La situation au Cap-Haïtien, deuxième ville du pays, n’est pas encore stabilisée; en début de semaine, un soldat chilien avait tué un manifestant et quatorze autres étaient blessés. Dans plusieurs lieux de l’île, les Casques bleus sont pris pour cible. Selon Vincenzo Pugliese, porte-parole de la Minustah (Mission des Nations unies pour la stabilisation d’Haïti), les manifestations obéissent à des motivations politiques. «Elles sont organisées. Ceux qui défilent exigent à la fois le départ des soldats de la Minustah et l’annulation des élections.» Un cercueil à l’effigie du candidat Jude Célestin, dauphin du président Préval, a même été brûlé jeudi sur le Champ-de-Mars à Port-au-Prince.

Pour le chef de la police de la capitale, Michel-Ange Gédéon, les émeutes ont probablement été planifiées par des opposants au pouvoir qui désignent comme «une occupation étrangère» la présence de l’ONU. Mais elles sont surtout le fruit de la précarité extrême et de l’angoisse face à l’épidémie de choléra. «Ce que nous craignons aujourd’hui, c’est que le mouvement de contestation débouche sur une chasse à l’homme contre la Minustah et que les Casques bleus finissent par plier bagages.» Depuis 2004 et le départ du président Aristide, la force d’intervention regroupe plus de 10 000 hommes dont les bases s’étalent sur tout le territoire.

Dans son bureau de Pétionville, sur les contreforts de Port-au-Prince, Ricardo Seitenfus dresse un véritable réquisitoire contre la présence onusienne en Haïti.

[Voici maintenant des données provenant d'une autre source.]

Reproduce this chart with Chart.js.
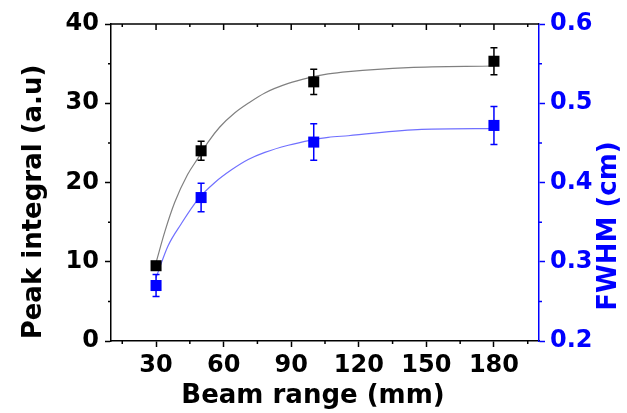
<!DOCTYPE html>
<html>
<head>
<meta charset="utf-8">
<script src="https://cdn.jsdelivr.net/npm/chart.js@4/dist/chart.umd.min.js"></script>
<style>
  html, body { margin: 0; padding: 0; background: #fff; }
  #wrap { width: 627px; height: 413px; }
</style>
</head>
<body>
<div id="wrap"><canvas id="myChart" width="627" height="413"></canvas></div>
<script>
// data
const beamRange = [30, 50, 100, 180];
const peakIntegral = [9.5, 24, 32.7, 35.3];
const peakErr = [0.5, 1.2, 1.6, 1.7];
const fwhm = [0.27, 0.381, 0.451, 0.472];
const fwhmErr = [0.014, 0.018, 0.023, 0.024];

// fitted curves, points
const peakFitX = [30, 33.9, 38.3, 44, 48.7, 53.1, 58.3, 65, 70.9, 78.3, 88.7, 97.6, 106.4, 115.3, 142, 180];
const peakFitY = [9.9, 13.8, 17.5, 21.0, 23.1, 25.1, 27.0, 28.8, 30.0, 31.3, 32.5, 33.2, 33.7, 34.0, 34.5, 34.7];
const fwhmFitX = [30, 35.3, 41.2, 48.7, 56.1, 63.5, 70.9, 78.3, 88.7, 99, 106.4, 115.3, 147.9, 180];
const fwhmFitY = [0.28, 0.32, 0.348, 0.379, 0.4, 0.416, 0.429, 0.438, 0.447, 0.4535, 0.457, 0.459, 0.467, 0.468];

const xTicks = [30, 60, 90, 120, 150, 180];
const xMinor = [15, 45, 75, 105, 135, 165, 195];
const yTicks = [0, 10, 20, 30, 40];
const yMinor = [5, 15, 25, 35];
const y2Ticks = [0.2, 0.3, 0.4, 0.5, 0.6];
const y2Minor = [0.25, 0.35, 0.45, 0.55];

const BLUE = '#0000ff';
const FONT = 'DejaVu Sans';

function pts(xs, ys) {
	return xs.map((x, i) => ({ x: x, y: ys[i] }));
}

// error bars, minor ticks, top axis and titles
const extras = {
	id: 'extras',
	afterDatasetsDraw(chart) {
		const ctx = chart.ctx;
		const xs = chart.scales.x;
		const sets = [
			{ y: peakIntegral, e: peakErr, scale: chart.scales.y, color: '#000' },
			{ y: fwhm, e: fwhmErr, scale: chart.scales.y2, color: BLUE }
		];
		ctx.save();
		ctx.lineWidth = 1.5;
		sets.forEach(s => {
			ctx.strokeStyle = s.color;
			beamRange.forEach((bx, i) => {
				const px = xs.getPixelForValue(bx);
				const top = s.scale.getPixelForValue(s.y[i] + s.e[i]);
				const bot = s.scale.getPixelForValue(s.y[i] - s.e[i]);
				ctx.beginPath();
				ctx.moveTo(px, top); ctx.lineTo(px, bot);
				ctx.moveTo(px - 3.5, top); ctx.lineTo(px + 3.5, top);
				ctx.moveTo(px - 3.5, bot); ctx.lineTo(px + 3.5, bot);
				ctx.stroke();
			});
		});
		ctx.restore();
	},
	afterDraw(chart) {
		const ctx = chart.ctx;
		const a = chart.chartArea;
		const xs = chart.scales.x, ys = chart.scales.y, y2 = chart.scales.y2;
		ctx.save();
		ctx.lineWidth = 1.5;
		// top axis
		ctx.strokeStyle = '#000';
		ctx.beginPath();
		ctx.moveTo(a.left, a.top); ctx.lineTo(a.right, a.top);
		xTicks.forEach(v => { const p = xs.getPixelForValue(v); ctx.moveTo(p, a.top); ctx.lineTo(p, a.top + 6); });
		xMinor.forEach(v => { const p = xs.getPixelForValue(v); ctx.moveTo(p, a.top); ctx.lineTo(p, a.top + 3); });
		// bottom minor
		xMinor.forEach(v => { const p = xs.getPixelForValue(v); ctx.moveTo(p, a.bottom); ctx.lineTo(p, a.bottom + 3); });
		// left minor
		yMinor.forEach(v => { const p = ys.getPixelForValue(v); ctx.moveTo(a.left, p); ctx.lineTo(a.left - 3, p); });
		ctx.stroke();
		// right minor
		ctx.strokeStyle = BLUE;
		ctx.beginPath();
		y2Minor.forEach(v => { const p = y2.getPixelForValue(v); ctx.moveTo(a.right, p); ctx.lineTo(a.right + 3, p); });
		ctx.stroke();

		// axis titles
		ctx.font = 'bold 26px ' + FONT;
		ctx.textAlign = 'center';
		ctx.textBaseline = 'middle';
		ctx.fillStyle = '#000';
		ctx.fillText('Beam range (mm)', 313, 396);
		ctx.save();
		ctx.translate(34, 202);
		ctx.rotate(-Math.PI / 2);
		ctx.fillText('Peak integral (a.u)', 0, 0);
		ctx.restore();
		ctx.save();
		ctx.fillStyle = BLUE;
		ctx.translate(609, 226);
		ctx.rotate(-Math.PI / 2);
		ctx.fillText('FWHM (cm)', 0, 0);
		ctx.restore();
		ctx.restore();
	}
};

const tickFont = { family: FONT, size: 24, weight: 'bold' };

var ctx = document.getElementById('myChart').getContext('2d');
var chart = new Chart(ctx, {
	type: 'scatter',
	data: {
		datasets: [
			{
				data: pts(beamRange, peakIntegral),
				yAxisID: 'y',
				pointStyle: 'rect',
				pointRadius: 7.8,
				backgroundColor: '#000',
				borderColor: '#000',
				borderWidth: 0,
				order: 0
			},
			{
				data: pts(beamRange, fwhm),
				yAxisID: 'y2',
				pointStyle: 'rect',
				pointRadius: 7.8,
				backgroundColor: BLUE,
				borderColor: BLUE,
				borderWidth: 0,
				order: 0
			},
			{
				data: pts(peakFitX, peakFitY),
				yAxisID: 'y',
				showLine: true,
				pointRadius: 0,
				borderColor: '#808080',
				borderWidth: 1.2,
				cubicInterpolationMode: 'monotone',
				order: 1
			},
			{
				data: pts(fwhmFitX, fwhmFitY),
				yAxisID: 'y2',
				showLine: true,
				pointRadius: 0,
				borderColor: '#7070ff',
				borderWidth: 1.2,
				cubicInterpolationMode: 'monotone',
				order: 1
			}
		]
	},
	options: {
		responsive: false,
		animation: false,
		layout: { padding: { top: 24, left: 0, right: 0, bottom: 0 } },
		plugins: { legend: { display: false }, tooltip: { enabled: false } },
		scales: {
			x: {
				type: 'linear',
				position: 'bottom',
				min: 10,
				max: 200,
				afterBuildTicks: s => { s.ticks = xTicks.map(v => ({ value: v })); },
				afterFit: s => { s.height = 72; },
				grid: { drawOnChartArea: false, tickLength: 6, color: '#000', tickWidth: 1.5 },
				border: { display: true, color: '#000', width: 1.5 },
				ticks: { color: '#000', font: tickFont, padding: 4, maxRotation: 0 }
			},
			y: {
				position: 'left',
				min: 0,
				max: 40,
				afterBuildTicks: s => { s.ticks = yTicks.map(v => ({ value: v })); },
				afterFit: s => { s.width = 111; },
				grid: { drawOnChartArea: false, tickLength: 6, color: '#000', tickWidth: 1.5 },
				border: { display: true, color: '#000', width: 1.5 },
				ticks: { color: '#000', font: tickFont, padding: 6 }
			},
			y2: {
				position: 'right',
				min: 0.2,
				max: 0.6,
				afterBuildTicks: s => { s.ticks = y2Ticks.map(v => ({ value: v })); },
				afterFit: s => { s.width = 88; },
				grid: { drawOnChartArea: false, tickLength: 6, color: BLUE, tickWidth: 1.5 },
				border: { display: true, color: BLUE, width: 1.5 },
				ticks: { color: BLUE, font: tickFont, padding: 5, callback: v => v.toFixed(1) }
			}
		}
	},
	plugins: [extras]
});
</script>
</body>
</html>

Représentant spécial de l’Organisation des Etats Aaméricains, le Brésilien est un fin connaisseur du pays. «Rien que le nom – mission de stabilisation – est une offense. La Minustah se contente de congeler un pays dans sa misère. Ce ne sont pas des fusils dont le pays a besoin mais de développement. Aujourd’hui, on veut voir un complot obscur derrière ces manifestations. Mais elles découlent directement de l’échec de la communauté internationale. Haïti est, per capita, le pays le plus aidé au monde et celui où l’on obtient le moins de résultats. Nous sommes coupables.»

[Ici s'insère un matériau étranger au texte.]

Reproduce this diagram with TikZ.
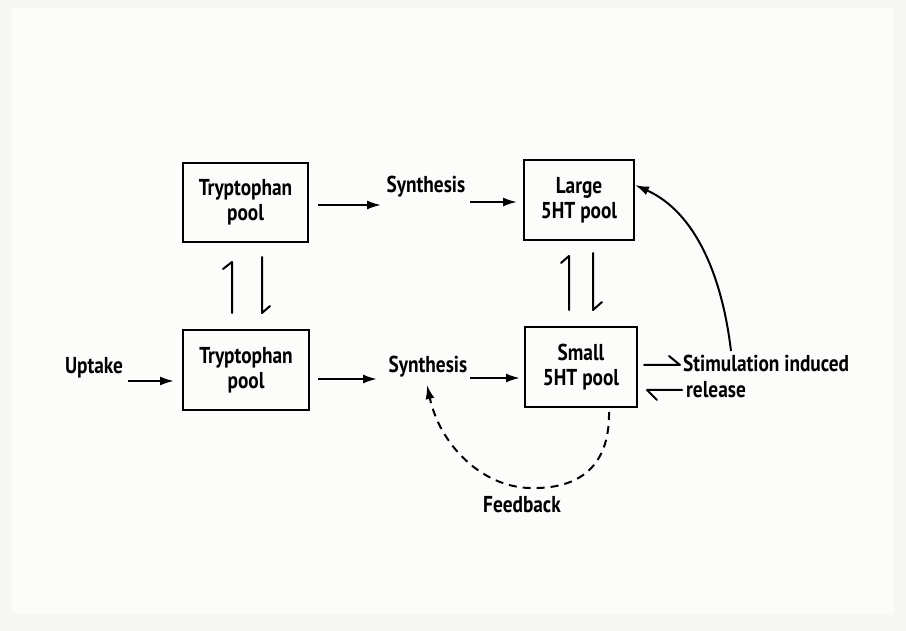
\documentclass[tikz,border=0pt]{standalone}
\usepackage{fontspec}
\setmainfont{PT Sans}[FakeStretch=0.84]
\usetikzlibrary{arrows.meta}
\definecolor{paper}{RGB}{247,247,245}
\definecolor{sheet}{RGB}{252,252,251}
\tikzset{
  pool/.style={draw, line width=2pt, align=center, font=\fontsize{23}{25}\selectfont\bfseries, inner sep=0pt},
  lbl/.style={font=\fontsize{23}{25}\selectfont\bfseries, inner sep=0pt},
  arr/.style={line width=2pt, -{Latex[length=14pt,width=9pt]}},
  harp/.style={line width=2pt, line cap=round, line join=round},
  fb/.style={line width=2pt, dash pattern=on 8pt off 6pt, -{Latex[length=14pt,width=9pt]}}
}
\begin{document}
\begin{tikzpicture}[x=1pt,y=-1pt]
\fill[paper] (0,0) rectangle (906,631);
\fill[sheet] (12,8) rectangle (893,614);
\useasboundingbox (0,0) rectangle (906,631);

\node[pool, minimum width=125pt, minimum height=79pt] (tl) at (245.5,202.5) {Tryptophan\\pool};
\node[pool, minimum width=110pt, minimum height=80pt] (tr) at (579,200) {Large\\5HT pool};
\node[pool, minimum width=126pt, minimum height=80pt] (bl) at (246,370) {Tryptophan\\pool};
\node[pool, minimum width=112pt, minimum height=80pt] (br) at (581,367) {Small\\5HT pool};

\node[lbl] (syn1) at (426,187) {Synthesis};
\node[lbl] (syn2) at (428,367) {Synthesis};
\node[lbl] (up) at (94,368) {Uptake};
\node[lbl, anchor=base west] (stim) at (683,371) {Stimulation induced};
\node[lbl, anchor=base west] (rel) at (686,397) {release};
\node[lbl] (feed) at (522,505) {Feedback};

\coordinate (a1s) at (318,205); \coordinate (a1e) at (381,205);
\draw[arr] (a1s) -- (a1e);
\coordinate (a2s) at (470,202); \coordinate (a2e) at (517,202);
\draw[arr] (a2s) -- (a2e);
\coordinate (a3s) at (128,381); \coordinate (a3e) at (174,381);
\draw[arr] (a3s) -- (a3e);
\coordinate (a4s) at (318,379); \coordinate (a4e) at (377,379);
\draw[arr] (a4s) -- (a4e);
\coordinate (a5s) at (470,378); \coordinate (a5e) at (520,378);
\draw[arr] (a5s) -- (a5e);

% harpoons between tryptophan pools
\draw[harp] (232,313) -- (232,262) -- (223,269);
\draw[harp] (262,257) -- (262,313) -- (270,306);
% harpoons between 5HT pools
\draw[harp] (569,310) -- (569,256) -- (561,263);
\draw[harp] (593,253) -- (593,310) -- (602,302);

% stimulation harpoons
\draw[harp] (644,365) -- (680,365) -- (669,356);
\draw[harp] (682,390) -- (647,390) -- (657,400);

% release curve to large pool
\coordinate (c1) at (731,351);
\draw[arr] (c1) .. controls (722,275) and (695,212) .. (tr.east |- 0,185) ;

% feedback
\coordinate (f1) at (609,412);
\coordinate (f2) at (530,488);
\coordinate (f3) at (427,385);
\draw[fb] (f1) .. controls (610,478) and (565,489) .. (f2) .. controls (482,487) and (440,445) .. (f3);
\end{tikzpicture}
\end{document}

Jeudi, jour de fête nationale en Haïti qui commémorait la victoire de la révolte d’esclaves face à l’armée napoléonienne, l’essentiel des troupes de la Minustah était sommé de rester en caserne pour éviter la provocation. Il semble improbable que la situation se détende avant la tenue des élections présidentielle et législatives le 28 novembre. Candidat à l’élection, l’urbaniste Leslie Voltaire est pessimiste pour les semaines à venir. «La population ne trouve pas d’interlocuteur. La situation semble se détériorer chaque jour en Haïti et personne ne parvient à donner aux gens des réponses concrètes sur la reconstruction. Le choléra ne fait qu’ajouter du pire au pire.»

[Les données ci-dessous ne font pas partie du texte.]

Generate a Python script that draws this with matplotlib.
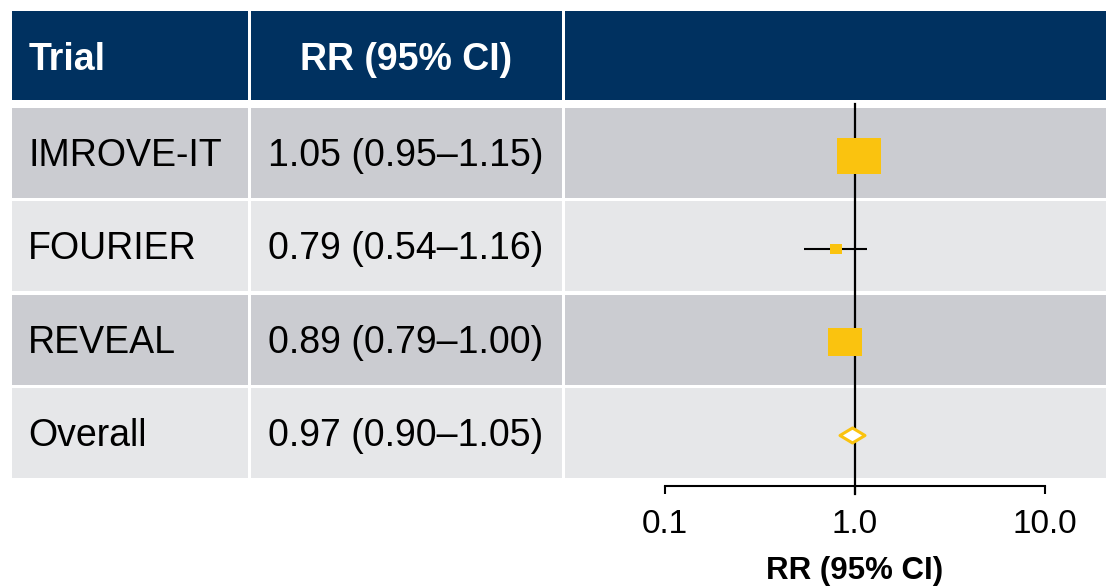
import numpy as np
import matplotlib
matplotlib.use("Agg")
import matplotlib.pyplot as plt
from matplotlib.patches import Rectangle
from matplotlib.path import Path

# ---- data -------------------------------------------------------------
trials = ["IMROVE-IT", "FOURIER", "REVEAL", "Overall"]
rr = [1.05, 0.79, 0.89, 0.97]
ci_low = [0.95, 0.54, 0.79, 0.90]
ci_high = [1.15, 1.16, 1.00, 1.05]
weights = [60, 5, 35]          # % weight of each trial in the pooled estimate
header = ["Trial", "RR (95% CI)"]
xticks = [0.1, 1.0, 10.0]
xtick_labels = ["0.1", "1.0", "10.0"]
x_label = "RR (95% CI)"

# ---- style ------------------------------------------------------------
plt.rcParams["font.family"] = ["Liberation Sans", "DejaVu Sans"]
NAVY = "#003160"
ROW_DARK = "#CBCCD1"
ROW_LIGHT = "#E6E7E9"
GOLD = "#FAC30F"
W, H = 1106, 586

fig = plt.figure(figsize=(W / 100, H / 100), dpi=100)

# ---- table background (pixel coordinates) -----------------------------
bg = fig.add_axes([0, 0, 1, 1])
bg.set_xlim(0, W)
bg.set_ylim(H, 0)
bg.axis("off")

col_left = [12, 250.5, 564.5]
col_right = [247.5, 562, W]
head_top, head_bot = 11, 100
row_top0, row_step, row_h = 107.5, 93.6, 90

for l, r in zip(col_left, col_right):
    bg.add_patch(Rectangle((l, head_top), r - l, head_bot - head_top,
                           facecolor=NAVY, edgecolor="none"))
for i in range(len(trials)):
    top = row_top0 + i * row_step
    shade = ROW_DARK if i % 2 == 0 else ROW_LIGHT
    for l, r in zip(col_left, col_right):
        bg.add_patch(Rectangle((l, top), r - l, row_h,
                               facecolor=shade, edgecolor="none"))

FS = 27
head_mid = (head_top + head_bot) / 2
bg.text(29, head_mid + 14, header[0], color="white", fontsize=FS,
        fontweight="bold", ha="left", va="baseline")
bg.text((col_left[1] + col_right[1]) / 2, head_mid + 14, header[1],
        color="white", fontsize=FS, fontweight="bold", ha="center",
        va="baseline")

for i, (name, m, lo, hi) in enumerate(zip(trials, rr, ci_low, ci_high)):
    yc = row_top0 + i * row_step + row_h / 2
    bg.text(28, yc + 13, name, fontsize=FS, color="black",
            ha="left", va="baseline")
    bg.text(268.5, yc + 13, f"{m:.2f} ({lo:.2f}\u2013{hi:.2f})",
            fontsize=FS, color="black", ha="left", va="baseline")

# ---- forest plot ------------------------------------------------------
# log axis: 1.0 sits at x=855 px, one decade spans 190 px
px_one, px_decade = 855, 190
fx0 = col_left[2]
ax = fig.add_axes([fx0 / W, 0, 1 - fx0 / W, 1])
ax.set_xscale("log")
ax.set_xlim(10 ** ((fx0 - px_one) / px_decade), 10 ** ((W - px_one) / px_decade))
# rows are 93 px apart, first row centred at 155.5 px
y0_px, dy_px = 155.5, 93
ax.set_ylim((H - y0_px) / dy_px, -y0_px / dy_px)
ax.patch.set_alpha(0)

ypos = np.arange(len(trials))
n_trials = len(weights)

# reference line at RR = 1
ax.axvline(1.0, ymin=(H - 494) / H, ymax=(H - 104) / H,
           color="black", lw=1.6, zorder=2)

# confidence intervals
ax.hlines(ypos[:n_trials], ci_low[:n_trials], ci_high[:n_trials],
          color="black", lw=1.5, zorder=3)

# weighted boxes (area proportional to weight)
box = Path([(-0.6, -0.5), (0.6, -0.5), (0.6, 0.5), (-0.6, 0.5), (-0.6, -0.5)],
           [Path.MOVETO, Path.LINETO, Path.LINETO, Path.LINETO, Path.CLOSEPOLY])
for y, m, w in zip(ypos[:n_trials], rr[:n_trials], weights):
    side_pt = 5.68 * np.sqrt(w) * 0.72
    ax.plot([m], [y], marker=box, markersize=side_pt, color=GOLD,
            markeredgewidth=0, linestyle="none", zorder=4)

# pooled estimate as an open diamond
diamond = Path([(-1, 0), (0, 0.6), (1, 0), (0, -0.6), (-1, 0)],
               [Path.MOVETO, Path.LINETO, Path.LINETO, Path.LINETO, Path.CLOSEPOLY])
ax.plot([rr[-1]], [ypos[-1]], marker=diamond, markersize=18, color=GOLD,
        markerfacecolor="white", markeredgecolor=GOLD, markeredgewidth=2.2,
        linestyle="none", zorder=4)

# x axis
for s in ["top", "left", "right"]:
    ax.spines[s].set_visible(False)
ax.spines["bottom"].set_position(("axes", (H - 486) / H))
ax.spines["bottom"].set_bounds(xticks[0], xticks[-1])
ax.spines["bottom"].set_linewidth(1.5)
ax.set_yticks([])
ax.set_xticks(xticks)
ax.set_xticklabels(xtick_labels)
ax.xaxis.set_minor_locator(matplotlib.ticker.NullLocator())
ax.tick_params(axis="x", direction="out", length=5.8, width=1.5,
               labelsize=24, pad=10.5, colors="black")
ax.set_xlabel(x_label, fontsize=22.5, fontweight="bold", labelpad=12)
# centre the axis title under RR = 1
ax.xaxis.label.set_x((px_one - fx0) / (W - fx0))

fig.savefig("out.png", dpi=100)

Dix mois après le séisme qui a ravagé la capitale et ses alentours, il est sans doute trop tôt pour poser le bilan de l’action internationale en Haïti. Mais selon l’ethnologue américain Ira Glitter, installé dans le pays depuis plusieurs décennies, «l’épidémie de choléra, dont la plupart des Haïtiens pensent qu’elle a été répandue au mieux involontairement par les Casques bleus, résonne comme une métaphore de la présence étrangère sur l’île». Il suffit ces jours-ci de rouler dans Port-au-Prince pour assister à la frénésie d’expression frustrée dans la population. Chaque jour, les murs se remplissent un peu plus de graffitis qui en appellent à la fin de l’occupation, au départ de l’ONU, des ONG, ou au retrait du gouvernement.

Les universités de Port-au-Prince, qui sont historiquement les foyers de la contestation en Haïti et se réduisent aujourd’hui pour plusieurs d’entre elles à des baraquements de toile, voient les débats en plein air se multiplier. Partout le même sentiment, celui d’une complicité d’incompétences entre l’Etat haïtien et ses soutiens internationaux. Vendredi, à Port-au-Prince, des manifestants ont jeté des pierres devant l’Hôpital général. Sans le savoir peut-être ou en l’ignorant sans doute, ils retardent de fait le traitement des malades du choléra. Plusieurs ONG annoncent déjà qu’elles ne peuvent plus soigner dans des conditions acceptables. Curieux boomerang de la révolte.